Coalgate: Govt releases letters written by Opposition CMs

Government on Thursday made public letters written to the Centre by BJP and other non-Congress chief ministers strongly opposing any changeover to auction of coal mines.

New Delhi: In a counter-offensive against BJP on the coal blocks allocation scam, government on Thursday made public letters written to the Centre by BJP and other non-Congress chief ministers strongly opposing any changeover to auction of coal mines.

Senior Minister Kapil Sibal released letters from the then BJP chief minister Vasundhara Raje of Rajasthan, Shivraj Singh Chauhan of Madhya Pradesh and Chief Secretaries of BJP-ruled Chhattisgarh and CPI-M ruled West Bengal to argue that the states had a say in the allocation of coal mines and the blame was being put on the Centre.

In a letter to the Prime Minister in 2005, Raje wrote that changing the allocation policy to auction would take away the state`s prerogative in favour of the lessee. She requested that the existing practice of allocation through Screening Committee should continue.

Sibal said her letter clearly showed that the states had a say in the selection of lessees.

In his letter, Chauhan wrote to the Prime Minister in November, 2007 seeking approval of use of excess coal from three blocks in the state to the new power plant proposed to be developed by Reliance Power Ltd at Chitrangi Tehsil.

Chhattisgarh Chief Secretary AK Vijayavargiya strongly opposed any policy change saying it was likely to shift the new steel and iron units from the poorer inland states to comparatively richer coastal states.
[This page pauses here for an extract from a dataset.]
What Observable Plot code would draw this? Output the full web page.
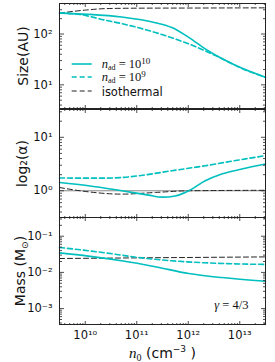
<!DOCTYPE html>
<html><head><meta charset="utf-8">
<script src="https://cdn.jsdelivr.net/npm/d3@7"></script>
<script src="https://cdn.jsdelivr.net/npm/@observablehq/plot@0.6"></script>
<style>
body{margin:0;background:#fff;}
#wrap{position:relative;width:275px;height:362px;overflow:hidden;font-family:"DejaVu Sans",sans-serif;background:#fff;}
#wrap svg{position:absolute;left:0;overflow:visible;}
#wrap svg#legend{left:70px;top:56px;}
</style></head><body>
<div id="wrap">
  <svg id="legend" width="100" height="44">
    <line x1="1.7" x2="21.7" y1="8" y2="8" stroke="#00BFBF" stroke-width="1.6"/>
    <text x="31.7" y="12" font-family="Liberation Serif" font-size="12.5" fill="#111"><tspan font-style="italic">n</tspan><tspan font-size="8" dy="2">ad</tspan><tspan dy="-2"> = 10</tspan><tspan font-size="9" dy="-4.5">10</tspan></text>
    <line x1="1.7" x2="21.7" y1="21" y2="21" stroke="#00BFBF" stroke-width="1.6" stroke-dasharray="5,3"/>
    <text x="31.7" y="25" font-family="Liberation Serif" font-size="12.5" fill="#111"><tspan font-style="italic">n</tspan><tspan font-size="8" dy="2">ad</tspan><tspan dy="-2"> = 10</tspan><tspan font-size="9" dy="-4.5">9</tspan></text>
    <line x1="1.7" x2="21.7" y1="35" y2="35" stroke="#222" stroke-width="1" stroke-dasharray="5,3"/>
    <text x="31.7" y="39.5" font-family="DejaVu Sans" font-size="11.5" fill="#111">isothermal</text>
  </svg>
</div>
<script>
// ---------- data ----------
const xMajor = [1e10, 1e11, 1e12, 1e13];

// Size (AU)
const nSizeAd10 = [3.16e9, 1.15e10, 5.1e10, 2.3e11, 4.8e11, 1.02e12, 2.14e12, 4.47e12, 9.55e12, 3.16e13];
const sizeAd10  = [258, 244, 216, 167, 134, 86, 51, 33, 22.6, 14.1];
const nSizeAd9  = [3.16e9, 7.4e9, 2.45e10, 5.1e10, 2.3e11, 1.02e12, 4.47e12, 1.1e13, 3.16e13];
const sizeAd9   = [258, 244, 187, 160, 107, 64, 33, 21, 14.1];
const nSizeIso  = [3.16e9, 1e10, 2.5e10, 1e11, 1e12, 1e13, 3.16e13];
const sizeIso   = [258, 295, 316, 322, 324, 326, 327];

// log2(alpha)
const nAlphaAd10 = [3.16e9, 1.15e10, 5.1e10, 1.7e11, 3.1e11, 5.6e11, 1.02e12, 2.14e12, 4.47e12, 1.1e13, 3.16e13];
const alphaAd10  = [1.43, 1.24, 1.0, 0.83, 0.76, 0.80, 1.0, 1.54, 2.06, 2.55, 3.16];
const nAlphaAd9  = [3.16e9, 2.45e10, 5.1e10, 1.1e11, 4.8e11, 2.14e12, 9.55e12, 3.16e13];
const alphaAd9   = [1.73, 1.72, 1.77, 1.91, 2.37, 2.94, 3.76, 4.54];
const nAlphaIso  = [3.16e9, 1.15e10, 5.1e10, 2.3e11, 1.02e12, 3.16e13];
const alphaIso   = [1.15, 0.955, 0.865, 0.93, 1.0, 1.02];

// Mass (Msun)
const nMassAd10 = [3.16e9, 1.15e10, 5.1e10, 2.3e11, 1.02e12, 4.47e12, 3.16e13];
const massAd10  = [0.0347, 0.0282, 0.0209, 0.0143, 0.0093, 0.0072, 0.0057];
const nMassAd9  = [3.16e9, 2.45e10, 1.1e11, 4.8e11, 2.14e12, 3.16e13];
const massAd9   = [0.0488, 0.0347, 0.0257, 0.0209, 0.0184, 0.0166];
const nMassIso  = [3.16e9, 3.16e11, 3.16e13];
const massIso   = [0.0242, 0.0255, 0.0268];

const sizeTicks  = [1e1, 1e2];
const alphaTicks = [1e0, 1e1];
const massTicks  = [1e-3, 1e-2, 1e-1];

// ---------- helpers ----------
const CYAN = "#00BFBF", INK = "#222";
const SUP = {"0":"⁰","1":"¹","2":"²","3":"³","4":"⁴","5":"⁵","6":"⁶","7":"⁷","8":"⁸","9":"⁹","-":"⁻"};
const pow10Label = d => "10" + String(Math.round(Math.log10(d))).split("").map(c => SUP[c]).join("");
const xDomain = [10 ** 9.5, 10 ** 13.5];
function minorsIn(domain) {
  const out = [];
  for (let e = Math.floor(Math.log10(domain[0])); e <= Math.ceil(Math.log10(domain[1])); e++)
    for (let m = 2; m <= 9; m++) { const v = m * 10 ** e; if (v >= domain[0] && v <= domain[1]) out.push(v); }
  return out;
}
function series(ns, vs, stroke, width, dash) {
  return Plot.line(vs, {x: ns, y: vs, stroke, strokeWidth: width, strokeDasharray: dash, curve: "monotone-x"});
}
function ticks(yDomain, yMajor) {
  const xMinor = minorsIn(xDomain), yMinor = minorsIn(yDomain);
  const t = {tickFormat: () => "", label: null, stroke: INK, strokeWidth: 0.8};
  return [
    Plot.axisY(yMajor, {...t, anchor: "right", frameAnchor: "left", tickSize: 4}),
    Plot.axisY(yMinor, {...t, anchor: "right", frameAnchor: "left", tickSize: 2}),
    Plot.axisY(yMajor, {...t, anchor: "left", frameAnchor: "right", tickSize: 4}),
    Plot.axisY(yMinor, {...t, anchor: "left", frameAnchor: "right", tickSize: 2}),
    Plot.axisX(xMajor, {...t, anchor: "top", frameAnchor: "bottom", tickSize: 4}),
    Plot.axisX(xMinor, {...t, anchor: "top", frameAnchor: "bottom", tickSize: 2}),
    Plot.axisX(xMajor, {...t, anchor: "bottom", frameAnchor: "top", tickSize: 4}),
    Plot.axisX(xMinor, {...t, anchor: "bottom", frameAnchor: "top", tickSize: 2}),
    Plot.axisY(yMajor, {anchor: "left", tickSize: 0, tickPadding: 7, tickFormat: pow10Label, label: null, fontSize: 11.5, fill: "#111"})
  ];
}
function panel({top, height, marginTop, marginBottom, yDomain, yMajor, lines, label, labelDx, extra = []}) {
  const svg = Plot.plot({
    width: 275, height, marginLeft: 59, marginRight: 10, marginTop, marginBottom,
    style: {background: "transparent", fontFamily: "DejaVu Sans", fontSize: "11px", overflow: "visible"},
    x: {type: "log", domain: xDomain},
    y: {type: "log", domain: yDomain},
    marks: [
      ...extra,
      ...lines,
      ...ticks(yDomain, yMajor),
      Plot.frame({stroke: INK, strokeWidth: 1}),
      Plot.text([label], {frameAnchor: "left", textAnchor: "middle", lineAnchor: "middle", dx: labelDx, rotate: -90, fontSize: 14, fill: "#111"})
    ]
  });
  svg.style.top = top + "px";
  document.getElementById("wrap").insertBefore(svg, document.getElementById("legend"));
  return svg;
}

// ---------- panels ----------
panel({
  top: 0, height: 109, marginTop: 3, marginBottom: 1,
  yDomain: [10 ** 0.535, 10 ** 2.6], yMajor: sizeTicks,
  label: "Size(AU)", labelDx: -36,
  lines: [
    series(nSizeIso, sizeIso, INK, 1, "5,3"),
    series(nSizeAd9, sizeAd9, CYAN, 1.6, "5,3"),
    series(nSizeAd10, sizeAd10, CYAN, 1.6, null)
  ]
});

panel({
  top: 108, height: 110, marginTop: 1, marginBottom: 1,
  yDomain: [10 ** -0.5, 10 ** 1.52], yMajor: alphaTicks,
  label: "log₂(α)", labelDx: -37,
  extra: [Plot.ruleY([1], {stroke: "#888", strokeWidth: 1})],
  lines: [
    series(nAlphaIso, alphaIso, INK, 1, "5,3"),
    series(nAlphaAd9, alphaAd9, CYAN, 1.6, "5,3"),
    series(nAlphaAd10, alphaAd10, CYAN, 1.6, null)
  ]
});

const p3 = panel({
  top: 216, height: 146, marginTop: 1, marginBottom: 38,
  yDomain: [10 ** -3.44, 10 ** -0.483], yMajor: massTicks,
  label: "Mass (M⊙)", labelDx: -39,
  extra: [
    Plot.axisX(xMajor, {anchor: "bottom", tickSize: 0, tickPadding: 6, tickFormat: pow10Label, label: null, fontSize: 11.5, fill: "#111"}),
    Plot.text(["n₀ (cm⁻³)"], {frameAnchor: "bottom", lineAnchor: "middle", dy: 29, fontSize: 14, fill: "#111"}),
    Plot.text(["γ=4/3"], {frameAnchor: "bottom-right", dx: -17, dy: -16, textAnchor: "end", lineAnchor: "bottom", fontSize: 12.5, fill: "#111", fontFamily: "Liberation Serif"})
  ],
  lines: [
    series(nMassIso, massIso, INK, 1, "5,3"),
    series(nMassAd9, massAd9, CYAN, 1.6, "5,3"),
    series(nMassAd10, massAd10, CYAN, 1.6, null)
  ]
});

// ---------- rich text styling ----------
d3.select(p3).selectAll("text").each(function () {
  const el = d3.select(this);
  const s = this.textContent;
  if (s === "n₀ (cm⁻³)") {
    el.text(null);
    el.append("tspan").attr("font-family", "Liberation Serif").attr("font-style", "italic").attr("font-size", 15).text("n");
    el.append("tspan").attr("font-family", "Liberation Serif").attr("font-size", 10).attr("dy", 3).text("0");
    el.append("tspan").attr("dy", -3).text(" (cm");
    el.append("tspan").attr("font-size", 9).attr("dy", -6).text("−3");
    el.append("tspan").attr("dy", 6).text(" )");
  } else if (s === "Mass (M⊙)") {
    el.text(null);
    el.append("tspan").text("Mass (M");
    el.append("tspan").attr("font-size", 9).attr("dy", 3).text("⊙");
    el.append("tspan").attr("dy", -3).text(")");
  } else if (s === "γ=4/3") {
    el.text(null);
    el.append("tspan").attr("font-style", "italic").text("γ");
    el.append("tspan").text(" = 4/3");
  }
});
</script>
</body></html>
"The proposal would, therefore, be detrimental to the development/growth of iron/steel industry in the inland states like Chhattisgarh (and Jharkhand, MP etc)", he said in his letter to the Union Coal Secretary in March, 2005.

Vijayvargiya had also said since the number of applicants for captive coal blocks to be allocated through competetive bidding process would be many, only the financially bigger ones were likely to capture the available coal blocks, leaving the unsuccessful ones without any access to domestic coal.

He said the only option available to the relatively smaller unsuccessful iron and steel units would be to depend on imported coal, the prohibitive cost of which in inland locations would make them unviable resulting in their closure.

This, the official wrote, would affect states like Chhattisgarh very badly and the policy chane aimed at moving towards free market scenario.

".......In such a scenario, the supply/sale of commodity needs to be regulated rather than putting it on the competetive bidding route.

"The state government, therefore, does not support the proposal and instead is of the view that allotment of captive coal blocks to iron and steel industry needs to be continued as per the extant policy," he said.

Odisha Chief Minister Naveen Patnaik had written to Coal Minister Ravi Shankar Prasad in 2002 seeking his personal intervention to consider allotment of Utkal B-1 coal block in favour of Jindal Steel and Power Ltd on cancelling the prior allotment to Talcher Mining Pvt Ltd.

Attacking the opposition`s "hypocrisy, duplicity and opportunism", Sibal said that much before the CAG report was tabled in Parliament, allocation of 26 coal blocks was cancelled.

Targetting BJP`s "extra-Constitutional ideology", he referred to BJP leader Arun Jaitley`s statement that there were occasions when obstruction in Parliament brings greater benefit to the country and there was no point in debating in Parliament and PAC because government had majority.

"This is the anti-thesis of parliamentary democracy which has now been elevated into an ideology by Jaitley," Sibal said.

The minister asked how could the Leader of the Opposition in the Rajya Sabha denigrate parliamentary democracy by saying Parliament be made dysfunctional because government is in majority.

"This is obfuscation of parliamentary processes. This amounts to denigrating parliamentary democracy. The Leader of the Opposition seems to have discovered the virtues of obstructing Parliament in the larger interest. This is hypocritical,", he said.

Sibal also referred to Jaitley`s speeches in Parliament in 2001 extolling the virtues of debate in Parliament and discussion in PAC on CAG reports on the controversy relating to purchase of coffins and said "BJP relishes double-speak. Its adopting a high moral ground is hollow."